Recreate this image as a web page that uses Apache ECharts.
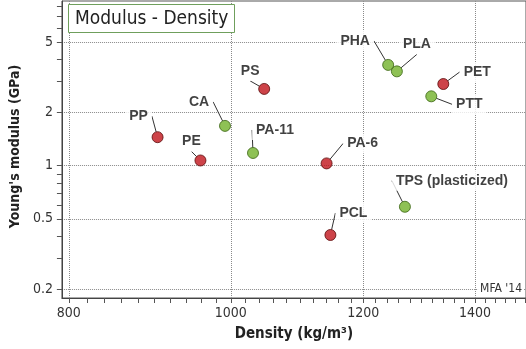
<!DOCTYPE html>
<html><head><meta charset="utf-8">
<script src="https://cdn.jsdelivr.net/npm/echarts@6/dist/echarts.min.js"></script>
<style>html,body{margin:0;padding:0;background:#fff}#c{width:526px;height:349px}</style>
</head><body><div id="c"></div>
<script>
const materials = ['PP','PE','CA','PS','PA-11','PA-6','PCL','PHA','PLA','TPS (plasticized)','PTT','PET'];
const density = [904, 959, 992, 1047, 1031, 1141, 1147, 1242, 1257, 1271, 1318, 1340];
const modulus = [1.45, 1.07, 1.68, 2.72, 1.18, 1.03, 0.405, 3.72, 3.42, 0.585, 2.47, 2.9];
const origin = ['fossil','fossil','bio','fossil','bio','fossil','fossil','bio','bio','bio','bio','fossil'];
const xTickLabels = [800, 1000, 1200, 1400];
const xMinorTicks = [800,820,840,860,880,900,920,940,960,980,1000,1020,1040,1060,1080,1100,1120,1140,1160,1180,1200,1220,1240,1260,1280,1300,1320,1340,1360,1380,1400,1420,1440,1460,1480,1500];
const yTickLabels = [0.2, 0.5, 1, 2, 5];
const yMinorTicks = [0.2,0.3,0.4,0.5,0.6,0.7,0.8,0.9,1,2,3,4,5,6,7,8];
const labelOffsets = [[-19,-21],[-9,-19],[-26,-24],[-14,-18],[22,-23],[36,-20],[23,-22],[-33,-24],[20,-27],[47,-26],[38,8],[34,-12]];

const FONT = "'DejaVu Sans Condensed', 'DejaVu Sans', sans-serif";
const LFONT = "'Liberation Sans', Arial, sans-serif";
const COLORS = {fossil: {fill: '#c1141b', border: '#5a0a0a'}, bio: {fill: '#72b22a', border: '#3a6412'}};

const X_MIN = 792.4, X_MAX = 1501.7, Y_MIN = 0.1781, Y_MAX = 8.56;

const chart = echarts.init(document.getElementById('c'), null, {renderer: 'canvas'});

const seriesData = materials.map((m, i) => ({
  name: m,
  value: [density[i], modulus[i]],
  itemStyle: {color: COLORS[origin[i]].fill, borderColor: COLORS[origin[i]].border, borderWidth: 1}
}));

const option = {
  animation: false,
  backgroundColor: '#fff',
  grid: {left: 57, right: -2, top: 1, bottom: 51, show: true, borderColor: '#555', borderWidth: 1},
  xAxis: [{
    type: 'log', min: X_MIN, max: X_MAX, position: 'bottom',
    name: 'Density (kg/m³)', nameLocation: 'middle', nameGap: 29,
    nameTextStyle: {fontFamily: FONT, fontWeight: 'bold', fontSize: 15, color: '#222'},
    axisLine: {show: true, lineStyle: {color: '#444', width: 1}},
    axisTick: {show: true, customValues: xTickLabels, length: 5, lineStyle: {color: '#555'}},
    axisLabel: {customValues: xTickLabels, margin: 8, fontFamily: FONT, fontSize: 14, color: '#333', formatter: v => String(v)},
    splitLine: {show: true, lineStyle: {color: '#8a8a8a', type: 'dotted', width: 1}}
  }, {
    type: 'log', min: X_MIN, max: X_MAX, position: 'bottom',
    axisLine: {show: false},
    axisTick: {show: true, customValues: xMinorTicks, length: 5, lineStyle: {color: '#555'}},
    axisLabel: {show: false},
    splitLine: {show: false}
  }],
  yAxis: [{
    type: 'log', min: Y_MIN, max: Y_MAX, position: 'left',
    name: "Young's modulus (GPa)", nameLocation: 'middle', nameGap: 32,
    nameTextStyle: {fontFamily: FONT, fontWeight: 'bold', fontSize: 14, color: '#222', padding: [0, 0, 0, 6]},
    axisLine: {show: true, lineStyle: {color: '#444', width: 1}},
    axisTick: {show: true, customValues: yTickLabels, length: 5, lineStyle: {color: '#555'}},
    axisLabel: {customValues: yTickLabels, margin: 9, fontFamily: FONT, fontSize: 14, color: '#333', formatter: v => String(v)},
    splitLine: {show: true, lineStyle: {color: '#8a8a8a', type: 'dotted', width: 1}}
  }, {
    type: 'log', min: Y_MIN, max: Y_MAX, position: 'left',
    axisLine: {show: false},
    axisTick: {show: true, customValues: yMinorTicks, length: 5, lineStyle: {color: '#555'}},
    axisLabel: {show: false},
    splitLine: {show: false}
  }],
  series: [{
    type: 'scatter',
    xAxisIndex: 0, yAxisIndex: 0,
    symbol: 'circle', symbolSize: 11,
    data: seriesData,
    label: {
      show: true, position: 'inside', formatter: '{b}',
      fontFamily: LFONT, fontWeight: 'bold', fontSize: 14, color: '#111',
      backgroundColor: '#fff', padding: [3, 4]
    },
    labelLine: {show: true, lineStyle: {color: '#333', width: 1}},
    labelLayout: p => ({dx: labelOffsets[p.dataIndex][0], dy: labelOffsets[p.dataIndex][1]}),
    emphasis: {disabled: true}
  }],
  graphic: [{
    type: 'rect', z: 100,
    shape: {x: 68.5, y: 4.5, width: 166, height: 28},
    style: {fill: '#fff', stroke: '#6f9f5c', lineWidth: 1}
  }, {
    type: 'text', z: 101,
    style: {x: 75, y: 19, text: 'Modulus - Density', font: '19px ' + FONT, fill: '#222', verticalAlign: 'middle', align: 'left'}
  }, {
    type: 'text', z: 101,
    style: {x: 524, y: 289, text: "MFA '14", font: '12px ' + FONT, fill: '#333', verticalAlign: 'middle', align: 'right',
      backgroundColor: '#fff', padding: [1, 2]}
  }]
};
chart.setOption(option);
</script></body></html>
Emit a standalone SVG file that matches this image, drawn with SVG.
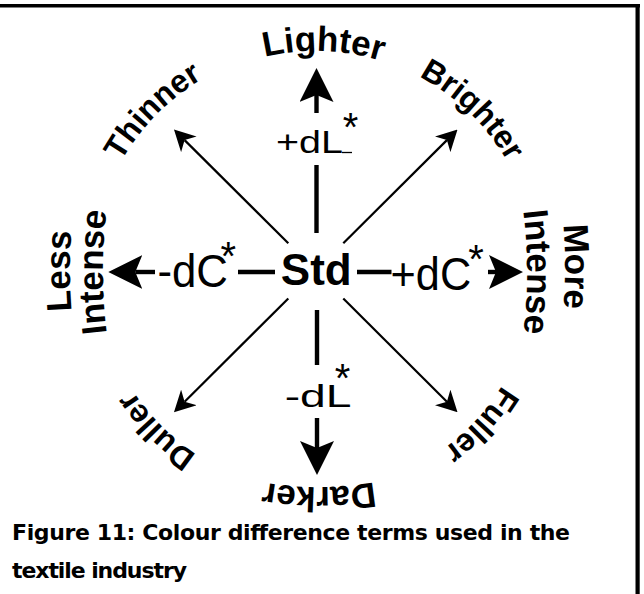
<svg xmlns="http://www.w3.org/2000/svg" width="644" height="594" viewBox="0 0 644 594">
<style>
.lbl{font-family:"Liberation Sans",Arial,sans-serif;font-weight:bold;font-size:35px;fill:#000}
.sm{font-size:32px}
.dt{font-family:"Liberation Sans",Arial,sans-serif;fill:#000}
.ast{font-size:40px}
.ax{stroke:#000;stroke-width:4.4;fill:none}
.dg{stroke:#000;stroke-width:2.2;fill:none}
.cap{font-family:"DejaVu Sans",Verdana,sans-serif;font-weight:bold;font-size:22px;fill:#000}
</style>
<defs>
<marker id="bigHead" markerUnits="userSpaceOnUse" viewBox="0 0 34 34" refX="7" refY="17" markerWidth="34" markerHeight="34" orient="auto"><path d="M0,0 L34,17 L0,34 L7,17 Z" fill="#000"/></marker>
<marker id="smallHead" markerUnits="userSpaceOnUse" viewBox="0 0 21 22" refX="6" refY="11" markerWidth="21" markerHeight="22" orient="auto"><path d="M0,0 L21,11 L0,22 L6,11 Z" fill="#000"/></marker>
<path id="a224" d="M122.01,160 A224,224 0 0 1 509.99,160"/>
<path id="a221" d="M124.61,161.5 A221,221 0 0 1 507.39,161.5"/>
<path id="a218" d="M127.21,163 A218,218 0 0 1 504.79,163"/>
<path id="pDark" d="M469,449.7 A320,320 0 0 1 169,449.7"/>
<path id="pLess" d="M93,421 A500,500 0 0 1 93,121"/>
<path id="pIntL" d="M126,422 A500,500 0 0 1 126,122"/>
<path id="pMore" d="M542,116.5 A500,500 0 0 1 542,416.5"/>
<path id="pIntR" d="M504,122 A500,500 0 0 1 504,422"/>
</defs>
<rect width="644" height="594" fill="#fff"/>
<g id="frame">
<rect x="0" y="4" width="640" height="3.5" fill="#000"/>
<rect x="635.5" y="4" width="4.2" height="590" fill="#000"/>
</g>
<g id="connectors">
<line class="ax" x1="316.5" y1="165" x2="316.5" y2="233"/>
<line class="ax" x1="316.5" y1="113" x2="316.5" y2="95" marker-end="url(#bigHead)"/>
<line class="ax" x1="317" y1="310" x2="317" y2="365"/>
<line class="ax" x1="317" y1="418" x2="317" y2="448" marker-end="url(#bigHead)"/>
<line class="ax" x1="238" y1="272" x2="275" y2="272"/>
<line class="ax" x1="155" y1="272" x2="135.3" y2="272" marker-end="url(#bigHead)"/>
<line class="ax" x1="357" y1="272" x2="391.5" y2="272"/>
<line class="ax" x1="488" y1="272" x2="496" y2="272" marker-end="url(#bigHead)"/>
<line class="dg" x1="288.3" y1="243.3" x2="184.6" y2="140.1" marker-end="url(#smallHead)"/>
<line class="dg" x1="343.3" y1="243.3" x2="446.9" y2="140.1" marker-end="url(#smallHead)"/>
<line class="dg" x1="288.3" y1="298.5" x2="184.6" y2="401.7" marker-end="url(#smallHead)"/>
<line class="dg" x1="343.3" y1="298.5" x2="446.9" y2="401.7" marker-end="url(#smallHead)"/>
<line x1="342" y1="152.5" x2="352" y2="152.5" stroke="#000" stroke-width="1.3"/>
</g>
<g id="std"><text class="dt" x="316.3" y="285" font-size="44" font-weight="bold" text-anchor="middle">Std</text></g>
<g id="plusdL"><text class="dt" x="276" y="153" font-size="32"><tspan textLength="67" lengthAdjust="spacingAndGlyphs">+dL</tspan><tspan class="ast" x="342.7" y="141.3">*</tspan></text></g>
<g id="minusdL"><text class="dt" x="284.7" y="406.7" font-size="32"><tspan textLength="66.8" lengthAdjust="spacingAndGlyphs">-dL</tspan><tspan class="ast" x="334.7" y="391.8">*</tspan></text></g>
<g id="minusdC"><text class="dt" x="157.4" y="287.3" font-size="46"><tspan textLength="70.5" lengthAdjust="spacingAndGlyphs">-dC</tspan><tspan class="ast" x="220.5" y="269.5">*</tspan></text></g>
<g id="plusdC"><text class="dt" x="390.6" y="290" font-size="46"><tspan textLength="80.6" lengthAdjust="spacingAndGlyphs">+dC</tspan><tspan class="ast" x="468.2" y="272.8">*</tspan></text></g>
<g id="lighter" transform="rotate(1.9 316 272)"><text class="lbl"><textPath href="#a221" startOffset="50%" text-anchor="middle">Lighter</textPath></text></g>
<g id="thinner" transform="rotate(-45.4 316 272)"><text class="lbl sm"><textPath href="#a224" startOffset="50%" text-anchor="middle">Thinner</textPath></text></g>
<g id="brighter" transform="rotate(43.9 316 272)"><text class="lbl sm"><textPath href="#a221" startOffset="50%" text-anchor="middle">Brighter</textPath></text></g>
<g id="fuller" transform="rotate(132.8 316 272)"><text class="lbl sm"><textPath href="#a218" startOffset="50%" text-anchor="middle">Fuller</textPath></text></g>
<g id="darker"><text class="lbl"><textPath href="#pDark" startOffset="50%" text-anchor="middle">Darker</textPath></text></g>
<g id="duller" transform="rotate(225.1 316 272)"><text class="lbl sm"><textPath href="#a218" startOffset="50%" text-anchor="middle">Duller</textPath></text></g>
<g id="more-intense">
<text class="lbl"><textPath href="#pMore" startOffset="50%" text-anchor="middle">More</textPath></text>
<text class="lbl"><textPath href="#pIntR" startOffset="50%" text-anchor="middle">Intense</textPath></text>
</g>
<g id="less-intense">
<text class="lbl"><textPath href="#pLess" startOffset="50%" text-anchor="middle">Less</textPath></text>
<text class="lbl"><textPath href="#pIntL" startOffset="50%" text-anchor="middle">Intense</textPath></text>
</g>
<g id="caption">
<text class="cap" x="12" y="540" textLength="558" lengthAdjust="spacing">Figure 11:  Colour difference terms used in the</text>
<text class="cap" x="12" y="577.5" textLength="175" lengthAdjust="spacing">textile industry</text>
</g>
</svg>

::::

> [EXERCISE INSTRUCTIONS]
Of all the lines in the listing above, how many include "this"? Write only the number.

> [PROBLEM SOLUTION]
2